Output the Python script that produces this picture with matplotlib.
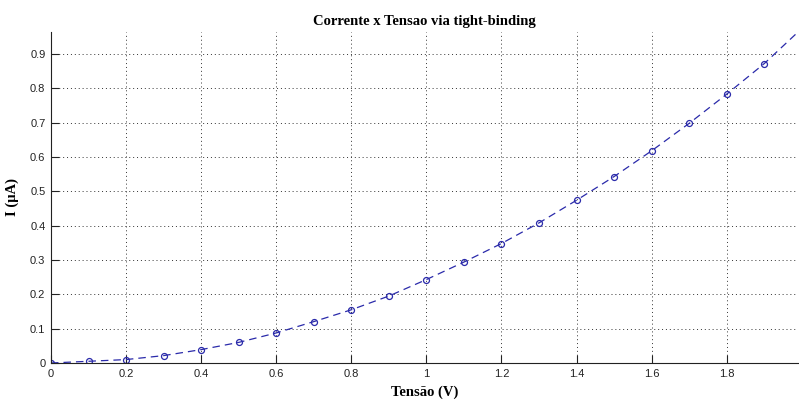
import matplotlib
matplotlib.use("Agg")
import matplotlib.pyplot as plt

voltage = [0.0, 0.1, 0.2, 0.3, 0.4, 0.5, 0.6, 0.7, 0.8, 0.9, 1.0,
           1.1, 1.2, 1.3, 1.4, 1.5, 1.6, 1.7, 1.8, 1.9, 1.99]
current = [0.0, 0.005, 0.010, 0.0215, 0.039, 0.060, 0.0875, 0.1205, 0.155, 0.195, 0.243,
           0.294, 0.348, 0.408, 0.474, 0.543, 0.618, 0.698, 0.783, 0.872, 0.964]

xticks = [0, 0.2, 0.4, 0.6, 0.8, 1.0, 1.2, 1.4, 1.6, 1.8]
xticklabels = ["0", "0.2", "0.4", "0.6", "0.8", "1", "1.2", "1.4", "1.6", "1.8"]
yticks = [0, 0.1, 0.2, 0.3, 0.4, 0.5, 0.6, 0.7, 0.8, 0.9]
yticklabels = ["0", "0.1", "0.2", "0.3", "0.4", "0.5", "0.6", "0.7", "0.8", "0.9"]

fig = plt.figure(figsize=(7.99, 4.0), dpi=100)
ax = fig.add_axes([0.0638, 0.0925, 0.935, 0.8275])

line_color = "#2a2aaa"
ax.plot(voltage, current, linestyle=(0, (6, 4)), color=line_color, linewidth=0.9,
        marker="o", markersize=4.3, markerfacecolor="none", markeredgecolor=line_color,
        markeredgewidth=0.9, markevery=list(range(len(voltage) - 1)), clip_on=True)

ax.set_xlim(0, voltage[-1])
ax.set_ylim(0, current[-1])
ax.set_xticks(xticks)
ax.set_xticklabels(xticklabels)
ax.set_yticks(yticks)
ax.set_yticklabels(yticklabels)

for lbl in ax.get_xticklabels() + ax.get_yticklabels():
    lbl.set_fontfamily("Liberation Sans")
    lbl.set_fontsize(8)
    lbl.set_color("#222222")

ax.tick_params(direction="in", length=5.5, width=0.8, color="#222222", pad=4)
ax.grid(True, linestyle=(0, (1, 3)), color="#333333", linewidth=0.7)
ax.set_axisbelow(True)

ax.spines["top"].set_visible(False)
ax.spines["right"].set_visible(False)
ax.spines["left"].set_color("#222222")
ax.spines["bottom"].set_color("#222222")

ax.set_title("Corrente x Tensao via tight-binding", fontfamily="Liberation Serif",
             fontweight="bold", fontsize=10.5, pad=5)
ax.set_xlabel("Tensão (V)", fontfamily="Liberation Serif", fontweight="bold",
              fontsize=10.5, labelpad=5)
ax.set_ylabel("I (μA)", fontfamily=["Liberation Serif", "DejaVu Serif"], fontweight="bold",
              fontsize=10.5, labelpad=8)

fig.savefig("out.png", dpi=100)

= = = =

#### Directions
Reproduce the full listing faithfully, but do not carry over any pictures.

#### Exercise solution
Output the Python script that produces this picture with matplotlib.
import matplotlib
matplotlib.use("Agg")
import matplotlib.pyplot as plt

voltage = [0.0, 0.1, 0.2, 0.3, 0.4, 0.5, 0.6, 0.7, 0.8, 0.9, 1.0,
           1.1, 1.2, 1.3, 1.4, 1.5, 1.6, 1.7, 1.8, 1.9, 1.99]
current = [0.0, 0.005, 0.010, 0.0215, 0.039, 0.060, 0.0875, 0.1205, 0.155, 0.195, 0.243,
           0.294, 0.348, 0.408, 0.474, 0.543, 0.618, 0.698, 0.783, 0.872, 0.964]

xticks = [0, 0.2, 0.4, 0.6, 0.8, 1.0, 1.2, 1.4, 1.6, 1.8]
xticklabels = ["0", "0.2", "0.4", "0.6", "0.8", "1", "1.2", "1.4", "1.6", "1.8"]
yticks = [0, 0.1, 0.2, 0.3, 0.4, 0.5, 0.6, 0.7, 0.8, 0.9]
yticklabels = ["0", "0.1", "0.2", "0.3", "0.4", "0.5", "0.6", "0.7", "0.8", "0.9"]

fig = plt.figure(figsize=(7.99, 4.0), dpi=100)
ax = fig.add_axes([0.0638, 0.0925, 0.935, 0.8275])

line_color = "#2a2aaa"
ax.plot(voltage, current, linestyle=(0, (6, 4)), color=line_color, linewidth=0.9,
        marker="o", markersize=4.3, markerfacecolor="none", markeredgecolor=line_color,
        markeredgewidth=0.9, markevery=list(range(len(voltage) - 1)), clip_on=True)

ax.set_xlim(0, voltage[-1])
ax.set_ylim(0, current[-1])
ax.set_xticks(xticks)
ax.set_xticklabels(xticklabels)
ax.set_yticks(yticks)
ax.set_yticklabels(yticklabels)

for lbl in ax.get_xticklabels() + ax.get_yticklabels():
    lbl.set_fontfamily("Liberation Sans")
    lbl.set_fontsize(8)
    lbl.set_color("#222222")

ax.tick_params(direction="in", length=5.5, width=0.8, color="#222222", pad=4)
ax.grid(True, linestyle=(0, (1, 3)), color="#333333", linewidth=0.7)
ax.set_axisbelow(True)

ax.spines["top"].set_visible(False)
ax.spines["right"].set_visible(False)
ax.spines["left"].set_color("#222222")
ax.spines["bottom"].set_color("#222222")

ax.set_title("Corrente x Tensao via tight-binding", fontfamily="Liberation Serif",
             fontweight="bold", fontsize=10.5, pad=5)
ax.set_xlabel("Tensão (V)", fontfamily="Liberation Serif", fontweight="bold",
              fontsize=10.5, labelpad=5)
ax.set_ylabel("I (μA)", fontfamily=["Liberation Serif", "DejaVu Serif"], fontweight="bold",
              fontsize=10.5, labelpad=8)

fig.savefig("out.png", dpi=100)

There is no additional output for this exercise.